— Aim —
Tally the lines that include "React". Output the number only.

— Raw data —
+ + + + +

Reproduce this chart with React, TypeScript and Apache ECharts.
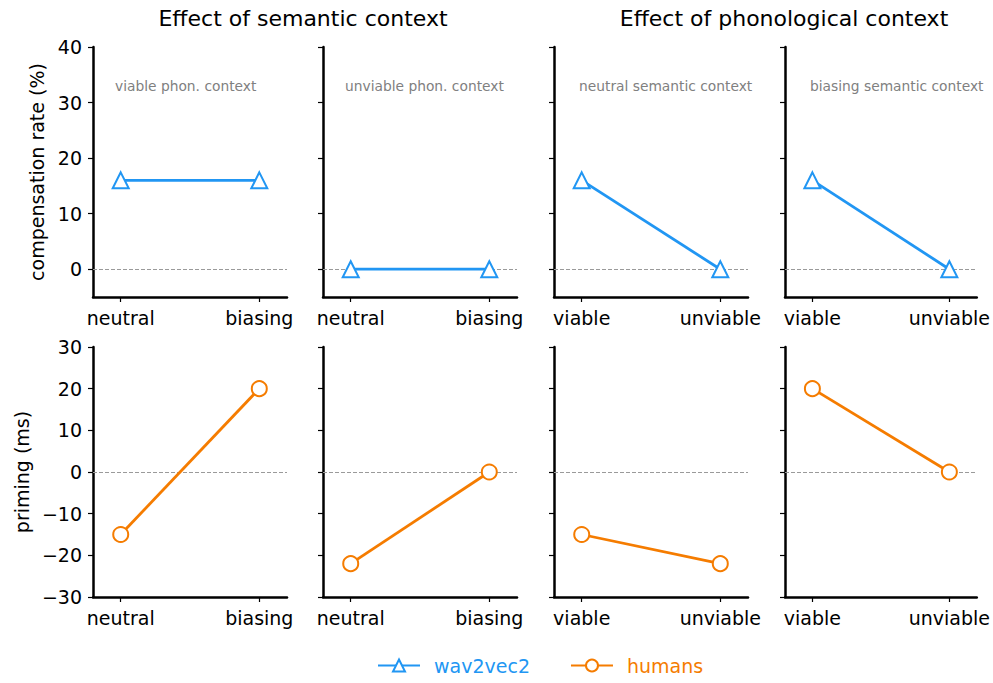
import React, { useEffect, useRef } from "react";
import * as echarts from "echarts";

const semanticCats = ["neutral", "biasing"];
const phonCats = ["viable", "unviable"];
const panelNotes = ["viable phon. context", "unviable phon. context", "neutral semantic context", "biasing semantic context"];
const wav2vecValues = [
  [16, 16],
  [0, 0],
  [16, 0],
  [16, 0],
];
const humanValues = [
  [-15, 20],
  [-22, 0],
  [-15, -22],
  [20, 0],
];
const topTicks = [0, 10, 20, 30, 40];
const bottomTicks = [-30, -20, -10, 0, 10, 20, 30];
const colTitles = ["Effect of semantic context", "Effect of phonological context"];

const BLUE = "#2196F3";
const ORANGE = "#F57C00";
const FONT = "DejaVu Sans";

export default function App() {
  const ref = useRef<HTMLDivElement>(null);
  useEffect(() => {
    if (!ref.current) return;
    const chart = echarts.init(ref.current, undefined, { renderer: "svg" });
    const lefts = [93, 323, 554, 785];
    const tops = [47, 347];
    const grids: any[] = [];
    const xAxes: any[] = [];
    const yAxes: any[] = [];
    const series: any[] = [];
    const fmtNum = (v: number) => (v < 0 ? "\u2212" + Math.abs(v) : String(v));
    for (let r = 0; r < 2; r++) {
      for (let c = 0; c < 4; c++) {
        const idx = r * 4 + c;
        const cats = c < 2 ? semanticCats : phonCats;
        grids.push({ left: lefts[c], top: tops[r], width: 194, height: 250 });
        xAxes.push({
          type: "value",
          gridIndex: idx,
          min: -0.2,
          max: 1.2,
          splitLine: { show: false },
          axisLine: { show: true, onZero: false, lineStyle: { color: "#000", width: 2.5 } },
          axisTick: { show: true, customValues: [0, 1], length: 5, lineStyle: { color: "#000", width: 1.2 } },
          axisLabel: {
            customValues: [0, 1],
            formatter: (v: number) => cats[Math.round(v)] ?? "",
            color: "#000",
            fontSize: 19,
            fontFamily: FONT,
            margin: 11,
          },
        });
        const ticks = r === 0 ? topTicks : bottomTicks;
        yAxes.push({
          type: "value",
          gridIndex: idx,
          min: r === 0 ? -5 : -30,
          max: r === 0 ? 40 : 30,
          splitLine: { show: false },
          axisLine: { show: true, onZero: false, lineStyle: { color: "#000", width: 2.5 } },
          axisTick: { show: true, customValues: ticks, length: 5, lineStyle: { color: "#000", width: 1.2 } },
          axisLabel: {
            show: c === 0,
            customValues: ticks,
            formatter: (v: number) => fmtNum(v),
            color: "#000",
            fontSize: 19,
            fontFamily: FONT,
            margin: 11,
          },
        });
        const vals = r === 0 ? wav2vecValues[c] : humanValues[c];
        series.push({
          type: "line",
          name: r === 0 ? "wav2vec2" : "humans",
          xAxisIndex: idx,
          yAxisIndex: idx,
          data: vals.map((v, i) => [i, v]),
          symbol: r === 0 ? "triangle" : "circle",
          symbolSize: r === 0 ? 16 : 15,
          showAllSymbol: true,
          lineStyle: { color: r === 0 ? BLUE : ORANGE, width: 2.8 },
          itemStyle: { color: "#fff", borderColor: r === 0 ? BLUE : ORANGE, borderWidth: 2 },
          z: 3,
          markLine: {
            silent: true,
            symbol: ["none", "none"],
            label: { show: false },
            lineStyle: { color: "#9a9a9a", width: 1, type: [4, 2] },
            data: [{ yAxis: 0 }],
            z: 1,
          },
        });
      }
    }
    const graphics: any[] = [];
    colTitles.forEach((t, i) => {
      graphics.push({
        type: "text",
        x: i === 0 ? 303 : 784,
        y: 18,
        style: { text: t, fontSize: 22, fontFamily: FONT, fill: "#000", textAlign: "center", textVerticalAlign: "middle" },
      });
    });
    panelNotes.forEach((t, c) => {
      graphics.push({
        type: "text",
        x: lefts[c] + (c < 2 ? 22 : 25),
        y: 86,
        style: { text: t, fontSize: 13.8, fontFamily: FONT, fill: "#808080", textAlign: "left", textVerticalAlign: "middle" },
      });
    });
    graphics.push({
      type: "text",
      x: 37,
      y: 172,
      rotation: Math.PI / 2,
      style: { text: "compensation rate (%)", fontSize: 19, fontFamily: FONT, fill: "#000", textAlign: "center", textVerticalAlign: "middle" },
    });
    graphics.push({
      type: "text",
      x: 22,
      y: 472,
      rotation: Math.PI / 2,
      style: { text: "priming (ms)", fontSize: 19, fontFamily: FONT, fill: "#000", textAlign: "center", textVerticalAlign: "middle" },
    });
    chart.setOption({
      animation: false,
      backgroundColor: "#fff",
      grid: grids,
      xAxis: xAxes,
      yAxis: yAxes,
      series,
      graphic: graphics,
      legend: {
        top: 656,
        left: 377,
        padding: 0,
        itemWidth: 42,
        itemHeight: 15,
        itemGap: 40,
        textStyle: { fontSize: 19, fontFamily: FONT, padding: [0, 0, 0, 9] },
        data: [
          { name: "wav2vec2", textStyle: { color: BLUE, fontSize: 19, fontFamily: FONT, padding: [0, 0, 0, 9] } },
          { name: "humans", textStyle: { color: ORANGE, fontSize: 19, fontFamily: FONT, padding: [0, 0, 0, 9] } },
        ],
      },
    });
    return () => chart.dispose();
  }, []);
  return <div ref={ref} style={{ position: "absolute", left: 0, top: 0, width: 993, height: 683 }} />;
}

+ + + + +

— Solution to the exercise —
2